Malaria along the southernmost fringe of its distribution in Africa: epidemiology and control - PubMed (original) (raw)
- PMID: 330017
- PMCID: PMC2366613
Malaria along the southernmost fringe of its distribution in Africa: epidemiology and control
A Smith et al. Bull World Health Organ. 1977.
Abstract
After more than thirty years of malaria control in northern Transvaal with residual insecticides, malaria prevalence has been reduced to a low level. However, low-grade transmission of Plasmodium falciparum continues, with periodic focal outbreaks after abnormally high rainfall. From October 1973 to September 1976, the operational and epidemiological factors involved in this residual transmission were studied in over 17 000 people of an area of northern Transvaal.

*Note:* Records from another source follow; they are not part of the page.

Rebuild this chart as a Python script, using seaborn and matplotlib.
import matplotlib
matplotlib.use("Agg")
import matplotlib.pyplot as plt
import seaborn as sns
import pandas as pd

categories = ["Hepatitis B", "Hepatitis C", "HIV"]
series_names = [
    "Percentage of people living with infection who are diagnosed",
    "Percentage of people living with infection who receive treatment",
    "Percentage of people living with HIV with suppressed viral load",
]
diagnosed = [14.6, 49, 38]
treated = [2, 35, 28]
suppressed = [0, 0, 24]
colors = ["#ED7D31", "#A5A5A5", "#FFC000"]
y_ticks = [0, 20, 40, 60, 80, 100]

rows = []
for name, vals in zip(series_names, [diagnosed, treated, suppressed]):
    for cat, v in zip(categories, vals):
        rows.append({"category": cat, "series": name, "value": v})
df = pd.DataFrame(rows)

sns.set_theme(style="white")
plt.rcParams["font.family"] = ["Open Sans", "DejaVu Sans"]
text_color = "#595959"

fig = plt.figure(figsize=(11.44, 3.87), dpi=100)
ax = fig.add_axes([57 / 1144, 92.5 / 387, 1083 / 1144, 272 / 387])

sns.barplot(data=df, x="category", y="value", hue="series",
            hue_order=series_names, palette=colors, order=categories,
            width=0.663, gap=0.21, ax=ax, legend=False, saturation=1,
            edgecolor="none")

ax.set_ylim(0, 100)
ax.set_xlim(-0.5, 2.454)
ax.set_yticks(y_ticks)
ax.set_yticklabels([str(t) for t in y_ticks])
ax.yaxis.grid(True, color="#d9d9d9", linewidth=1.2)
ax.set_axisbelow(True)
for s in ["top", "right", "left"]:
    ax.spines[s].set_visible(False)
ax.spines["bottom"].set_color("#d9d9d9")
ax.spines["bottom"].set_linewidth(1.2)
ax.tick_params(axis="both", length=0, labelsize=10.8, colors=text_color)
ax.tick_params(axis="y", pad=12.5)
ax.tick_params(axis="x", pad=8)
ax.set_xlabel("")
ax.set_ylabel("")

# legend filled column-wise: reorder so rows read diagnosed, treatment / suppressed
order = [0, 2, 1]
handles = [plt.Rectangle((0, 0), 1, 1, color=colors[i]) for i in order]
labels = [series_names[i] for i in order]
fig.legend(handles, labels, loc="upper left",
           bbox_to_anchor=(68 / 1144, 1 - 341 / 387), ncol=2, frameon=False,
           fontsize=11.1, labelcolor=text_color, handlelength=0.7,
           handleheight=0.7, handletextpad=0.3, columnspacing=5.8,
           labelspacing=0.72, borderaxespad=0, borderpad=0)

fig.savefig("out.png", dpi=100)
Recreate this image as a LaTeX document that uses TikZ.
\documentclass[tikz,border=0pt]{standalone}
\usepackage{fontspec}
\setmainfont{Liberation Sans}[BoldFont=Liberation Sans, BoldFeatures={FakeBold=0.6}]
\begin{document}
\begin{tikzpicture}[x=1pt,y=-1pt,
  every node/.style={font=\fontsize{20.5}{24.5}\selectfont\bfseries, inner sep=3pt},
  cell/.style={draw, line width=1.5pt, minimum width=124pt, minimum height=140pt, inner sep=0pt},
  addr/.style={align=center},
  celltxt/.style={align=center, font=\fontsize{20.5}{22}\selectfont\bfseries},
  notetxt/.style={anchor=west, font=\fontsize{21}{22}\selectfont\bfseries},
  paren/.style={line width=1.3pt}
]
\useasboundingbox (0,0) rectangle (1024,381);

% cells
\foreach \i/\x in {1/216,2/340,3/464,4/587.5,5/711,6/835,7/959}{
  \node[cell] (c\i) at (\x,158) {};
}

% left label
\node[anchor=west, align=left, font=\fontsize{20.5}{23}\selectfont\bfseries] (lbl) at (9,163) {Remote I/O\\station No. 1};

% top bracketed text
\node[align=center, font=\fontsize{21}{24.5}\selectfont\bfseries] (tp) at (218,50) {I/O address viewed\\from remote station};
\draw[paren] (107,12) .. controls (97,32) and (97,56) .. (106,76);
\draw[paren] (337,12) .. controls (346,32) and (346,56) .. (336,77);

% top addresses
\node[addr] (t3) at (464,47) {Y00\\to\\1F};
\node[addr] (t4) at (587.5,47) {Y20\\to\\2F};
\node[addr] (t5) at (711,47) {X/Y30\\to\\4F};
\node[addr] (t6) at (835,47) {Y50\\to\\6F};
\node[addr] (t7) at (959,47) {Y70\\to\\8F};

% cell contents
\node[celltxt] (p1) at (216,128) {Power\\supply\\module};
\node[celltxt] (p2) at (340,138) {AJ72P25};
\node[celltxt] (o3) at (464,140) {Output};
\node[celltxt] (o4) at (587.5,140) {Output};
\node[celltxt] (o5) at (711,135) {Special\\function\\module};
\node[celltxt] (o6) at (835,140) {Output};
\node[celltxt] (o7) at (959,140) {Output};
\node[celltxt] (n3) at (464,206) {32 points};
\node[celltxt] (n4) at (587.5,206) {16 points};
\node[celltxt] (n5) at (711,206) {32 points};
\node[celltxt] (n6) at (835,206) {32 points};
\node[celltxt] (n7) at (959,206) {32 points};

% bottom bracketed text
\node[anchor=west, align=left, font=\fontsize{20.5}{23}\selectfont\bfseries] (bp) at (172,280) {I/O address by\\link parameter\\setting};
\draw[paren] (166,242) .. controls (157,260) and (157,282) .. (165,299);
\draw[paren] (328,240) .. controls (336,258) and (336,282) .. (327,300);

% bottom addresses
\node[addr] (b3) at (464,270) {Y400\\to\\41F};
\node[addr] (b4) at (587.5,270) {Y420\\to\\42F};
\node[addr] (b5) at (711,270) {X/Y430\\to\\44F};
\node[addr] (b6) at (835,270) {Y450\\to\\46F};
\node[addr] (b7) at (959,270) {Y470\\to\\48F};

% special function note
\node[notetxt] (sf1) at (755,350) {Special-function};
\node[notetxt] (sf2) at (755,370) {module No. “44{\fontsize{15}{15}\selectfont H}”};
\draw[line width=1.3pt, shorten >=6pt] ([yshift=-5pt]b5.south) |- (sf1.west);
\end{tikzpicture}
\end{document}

Incidence surveys based on the screening of fever cases revealed 42 autochthonous cases of malaria in 1974-75 and 10 cases in 1975-76. Parasite prevalence surveys were not sensitive enough to assess the malaria situation, and serological testing indicated different levels of infection according to the method used. One of the two principal vectors of malaria in Africa-Anopheles funestus Giles-was not detected in the project area, and the A. gambiae group (species A and B) was found in extremely low numbers, so that it could not have accounted for the low-grade transmission in the area. A recently discovered member of the A. funestus group somewhat resembling A. aruni Sobti, and a species hitherto undiscovered in the Transvaal, which is abundant in the area and is indistinguishable from A. flavicosta Edwards, may be involved. Both were found biting man-mostly outdoors during the four hours following dusk, when people frequently gather outside their houses and are thus vulnerable to mosquito bites.